| Collected data |
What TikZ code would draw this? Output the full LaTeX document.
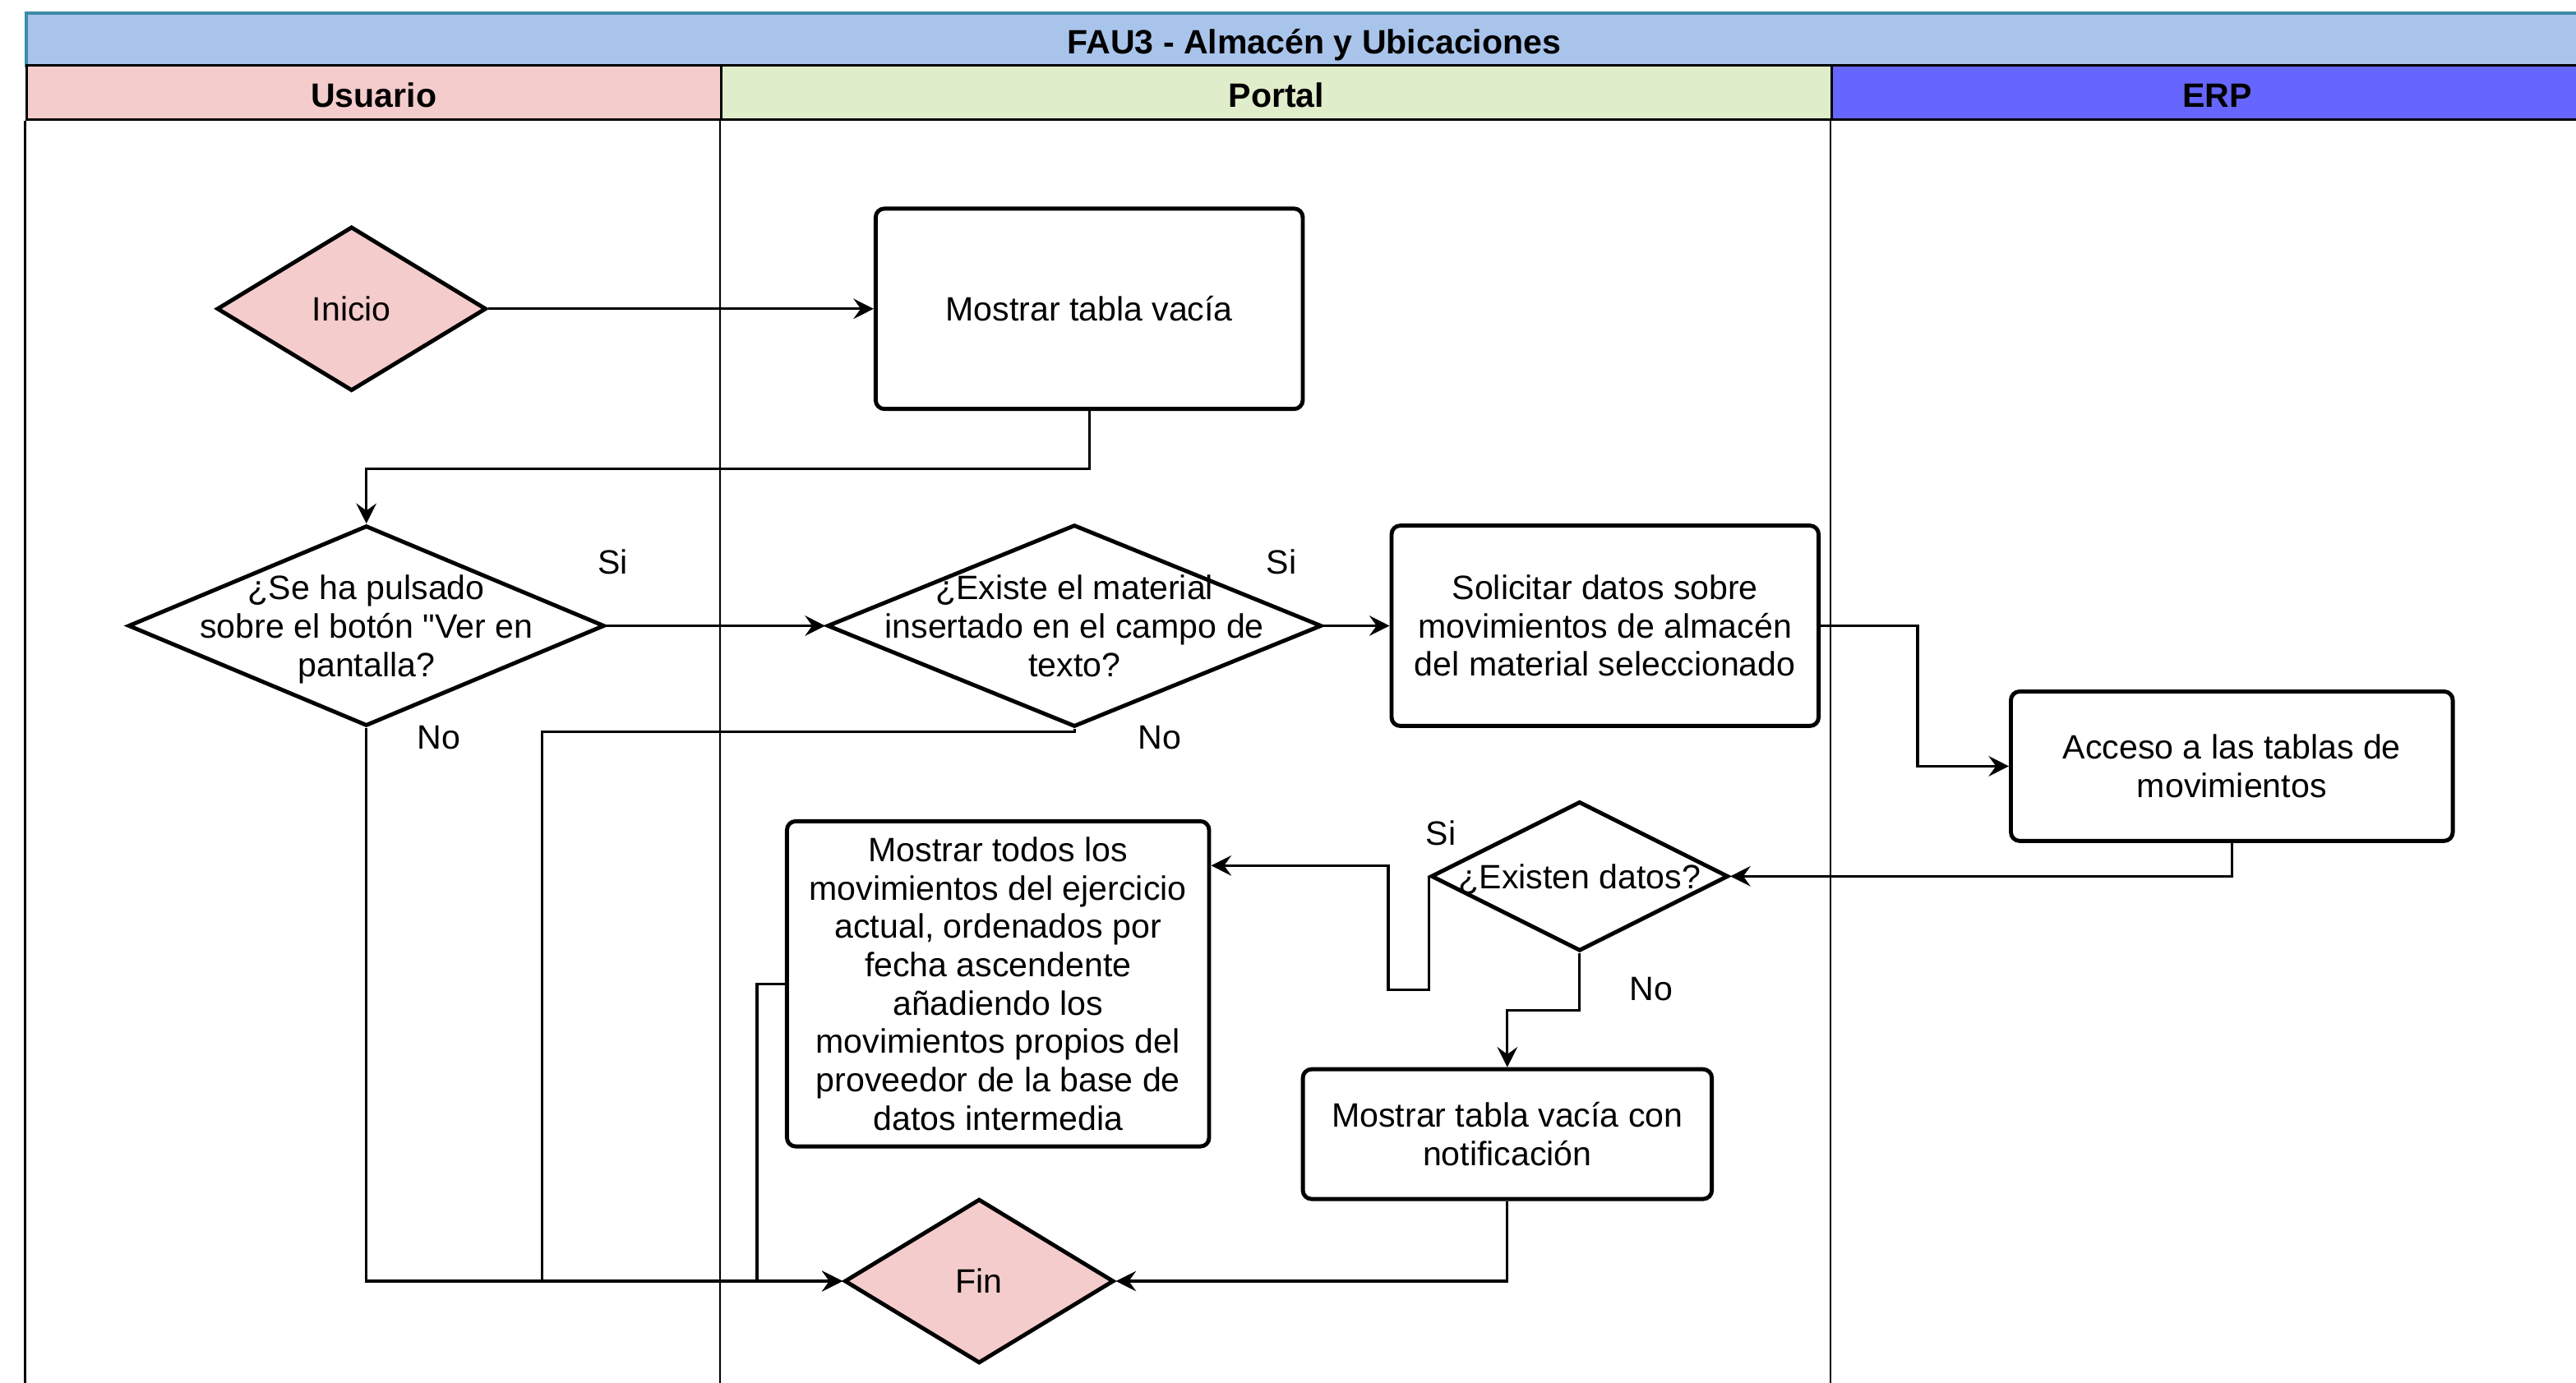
\documentclass[tikz,border=0pt]{standalone}
\usepackage{fontspec}
\setmainfont{Liberation Sans}[Ligatures=TeXOff]
\usetikzlibrary{shapes.geometric,arrows.meta}
\definecolor{titleblue}{HTML}{A9C4EB}
\definecolor{titleline}{HTML}{3D8BA8}
\definecolor{userpink}{HTML}{F4CCCC}
\definecolor{portalgreen}{HTML}{E0EDCB}
\definecolor{erpblue}{HTML}{6666FF}
\newcommand{\dectext}[1]{\smash{\raisebox{-4.6pt}{\makebox[0pt]{\begin{tabular}{@{}c@{}}#1\end{tabular}}}}}

\begin{document}
\begin{tikzpicture}[x=0.02cm, y=-0.02cm,
	every node/.style={font=\fontsize{11.7}{13.3}\selectfont},
	lanehead/.style={draw, line width=0.85pt, font=\fontsize{11.7}{13.3}\selectfont\bfseries, minimum height=0.66cm, inner sep=0pt, text height=10.2pt, text depth=0pt},
	process/.style={draw, line width=1.4pt, rounded corners=3pt, align=center, fill=white},
	decision/.style={draw, line width=1.4pt, diamond, inner sep=0pt, fill=white},
	terminal/.style={decision, fill=userpink},
	lane/.style={line width=0.7pt},
	flow/.style={line width=0.9pt, -{Stealth[length=7pt, width=7pt, inset=2.5pt]}}]
	\useasboundingbox (0,0) rectangle (1568,842);
	\clip (0,0) rectangle (1568,842);
	\node[lanehead, draw=titleline, line width=1.1pt, fill=titleblue, minimum width=31.36cm, minimum height=0.64cm] (title) at (800,24) {FAU3 - Almacén y Ubicaciones};
	\node[lanehead, fill=userpink, minimum width=8.46cm] (usuario) at (227.5,56.5) {Usuario};
	\node[lanehead, fill=portalgreen, minimum width=13.52cm] (portal) at (777,56.5) {Portal};
	\node[lanehead, fill=erpblue, minimum width=9.38cm] (erp) at (1349.5,56.5) {ERP};
	\draw[lane] (usuario.south west) -- ++(0,775);
	\draw[lane] (portal.south west) -- ++(0,775);
	\draw[lane] (erp.south west) -- ++(0,775);

	\node[terminal, minimum width=3.28cm, minimum height=2cm] (inicio) at (214,188) {\dectext{Inicio}};
	\node[process, minimum width=5.2cm, minimum height=2.44cm] (vacia) at (663,188) {Mostrar tabla vacía};
	\node[decision, minimum width=5.8cm, minimum height=2.44cm] (pulsado) at (223,381) {\dectext{¿Se ha pulsado\\sobre el botón "Ver en\\pantalla?}};
	\node[decision, minimum width=6.02cm, minimum height=2.46cm] (existe) at (654,381) {\dectext{¿Existe el material\\insertado en el campo de\\texto?}};
	\node[process, minimum width=5.2cm, minimum height=2.44cm] (solicitar) at (977,381) {Solicitar datos sobre\\movimientos de almacén\\del material seleccionado};
	\node[process, minimum width=5.38cm, minimum height=1.82cm] (acceso) at (1358.5,466.5) {Acceso a las tablas de\\movimientos};
	\node[decision, minimum width=3.62cm, minimum height=1.82cm] (datos) at (961.5,533.5) {\dectext{¿Existen datos?}};
	\node[process, minimum width=5.14cm, minimum height=3.96cm] (todos) at (607.5,599) {Mostrar todos los\\movimientos del ejercicio\\actual, ordenados por\\fecha ascendente\\añadiendo los\\movimientos propios del\\proveedor de la base de\\datos intermedia};
	\node[process, minimum width=4.98cm, minimum height=1.58cm] (notif) at (917.5,690.5) {Mostrar tabla vacía con\\notificación};
	\node[terminal, minimum width=3.28cm, minimum height=2cm] (fin) at (596,780) {\dectext{Fin}};

	\draw[flow] (inicio.east) -- (vacia.west);
	\draw[flow] (vacia.south) -- ++(0,35) -| (pulsado.north);
	\draw[flow] (pulsado.east) -- (existe.west);
	\draw[flow] (existe.east) -- (solicitar.west);
	\draw[flow] (existe.south) -- ++(0,2) -| (330,780) -- (fin.west);
	\draw[flow] (pulsado.south) |- (fin.west);
	\draw[flow] (todos.west) -- ++(-17,0) |- (fin.west);
	\draw[flow] (solicitar.east) -- ++(59,0) |- (acceso.west);
	\draw[flow] (acceso.south) |- (datos.east);
	\draw[flow] (datos.west) -- ++(0,69) -| (845,527) -- (todos.east |- 845,527);
	\draw[flow] (datos.south) -- ++(0,35) -| (notif.north);
	\draw[flow] (notif.south) |- (fin.east);

	\node (si1) at (373,342) {Si};
	\node (no1) at (267,449) {No};
	\node (si2) at (780,342) {Si};
	\node (no2) at (706,449) {No};
	\node (si3) at (877,507) {Si};
	\node (no3) at (1005,602) {No};
\end{tikzpicture}
\end{document}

| Problem to solve |
In this exercise, set down all of the data exactly, without the pictures.

| Answer for the task |
What TikZ code would draw this? Output the full LaTeX document.
\documentclass[tikz,border=0pt]{standalone}
\usepackage{fontspec}
\setmainfont{Liberation Sans}[Ligatures=TeXOff]
\usetikzlibrary{shapes.geometric,arrows.meta}
\definecolor{titleblue}{HTML}{A9C4EB}
\definecolor{titleline}{HTML}{3D8BA8}
\definecolor{userpink}{HTML}{F4CCCC}
\definecolor{portalgreen}{HTML}{E0EDCB}
\definecolor{erpblue}{HTML}{6666FF}
\newcommand{\dectext}[1]{\smash{\raisebox{-4.6pt}{\makebox[0pt]{\begin{tabular}{@{}c@{}}#1\end{tabular}}}}}

\begin{document}
\begin{tikzpicture}[x=0.02cm, y=-0.02cm,
	every node/.style={font=\fontsize{11.7}{13.3}\selectfont},
	lanehead/.style={draw, line width=0.85pt, font=\fontsize{11.7}{13.3}\selectfont\bfseries, minimum height=0.66cm, inner sep=0pt, text height=10.2pt, text depth=0pt},
	process/.style={draw, line width=1.4pt, rounded corners=3pt, align=center, fill=white},
	decision/.style={draw, line width=1.4pt, diamond, inner sep=0pt, fill=white},
	terminal/.style={decision, fill=userpink},
	lane/.style={line width=0.7pt},
	flow/.style={line width=0.9pt, -{Stealth[length=7pt, width=7pt, inset=2.5pt]}}]
	\useasboundingbox (0,0) rectangle (1568,842);
	\clip (0,0) rectangle (1568,842);
	\node[lanehead, draw=titleline, line width=1.1pt, fill=titleblue, minimum width=31.36cm, minimum height=0.64cm] (title) at (800,24) {FAU3 - Almacén y Ubicaciones};
	\node[lanehead, fill=userpink, minimum width=8.46cm] (usuario) at (227.5,56.5) {Usuario};
	\node[lanehead, fill=portalgreen, minimum width=13.52cm] (portal) at (777,56.5) {Portal};
	\node[lanehead, fill=erpblue, minimum width=9.38cm] (erp) at (1349.5,56.5) {ERP};
	\draw[lane] (usuario.south west) -- ++(0,775);
	\draw[lane] (portal.south west) -- ++(0,775);
	\draw[lane] (erp.south west) -- ++(0,775);

	\node[terminal, minimum width=3.28cm, minimum height=2cm] (inicio) at (214,188) {\dectext{Inicio}};
	\node[process, minimum width=5.2cm, minimum height=2.44cm] (vacia) at (663,188) {Mostrar tabla vacía};
	\node[decision, minimum width=5.8cm, minimum height=2.44cm] (pulsado) at (223,381) {\dectext{¿Se ha pulsado\\sobre el botón "Ver en\\pantalla?}};
	\node[decision, minimum width=6.02cm, minimum height=2.46cm] (existe) at (654,381) {\dectext{¿Existe el material\\insertado en el campo de\\texto?}};
	\node[process, minimum width=5.2cm, minimum height=2.44cm] (solicitar) at (977,381) {Solicitar datos sobre\\movimientos de almacén\\del material seleccionado};
	\node[process, minimum width=5.38cm, minimum height=1.82cm] (acceso) at (1358.5,466.5) {Acceso a las tablas de\\movimientos};
	\node[decision, minimum width=3.62cm, minimum height=1.82cm] (datos) at (961.5,533.5) {\dectext{¿Existen datos?}};
	\node[process, minimum width=5.14cm, minimum height=3.96cm] (todos) at (607.5,599) {Mostrar todos los\\movimientos del ejercicio\\actual, ordenados por\\fecha ascendente\\añadiendo los\\movimientos propios del\\proveedor de la base de\\datos intermedia};
	\node[process, minimum width=4.98cm, minimum height=1.58cm] (notif) at (917.5,690.5) {Mostrar tabla vacía con\\notificación};
	\node[terminal, minimum width=3.28cm, minimum height=2cm] (fin) at (596,780) {\dectext{Fin}};

	\draw[flow] (inicio.east) -- (vacia.west);
	\draw[flow] (vacia.south) -- ++(0,35) -| (pulsado.north);
	\draw[flow] (pulsado.east) -- (existe.west);
	\draw[flow] (existe.east) -- (solicitar.west);
	\draw[flow] (existe.south) -- ++(0,2) -| (330,780) -- (fin.west);
	\draw[flow] (pulsado.south) |- (fin.west);
	\draw[flow] (todos.west) -- ++(-17,0) |- (fin.west);
	\draw[flow] (solicitar.east) -- ++(59,0) |- (acceso.west);
	\draw[flow] (acceso.south) |- (datos.east);
	\draw[flow] (datos.west) -- ++(0,69) -| (845,527) -- (todos.east |- 845,527);
	\draw[flow] (datos.south) -- ++(0,35) -| (notif.north);
	\draw[flow] (notif.south) |- (fin.east);

	\node (si1) at (373,342) {Si};
	\node (no1) at (267,449) {No};
	\node (si2) at (780,342) {Si};
	\node (no2) at (706,449) {No};
	\node (si3) at (877,507) {Si};
	\node (no3) at (1005,602) {No};
\end{tikzpicture}
\end{document}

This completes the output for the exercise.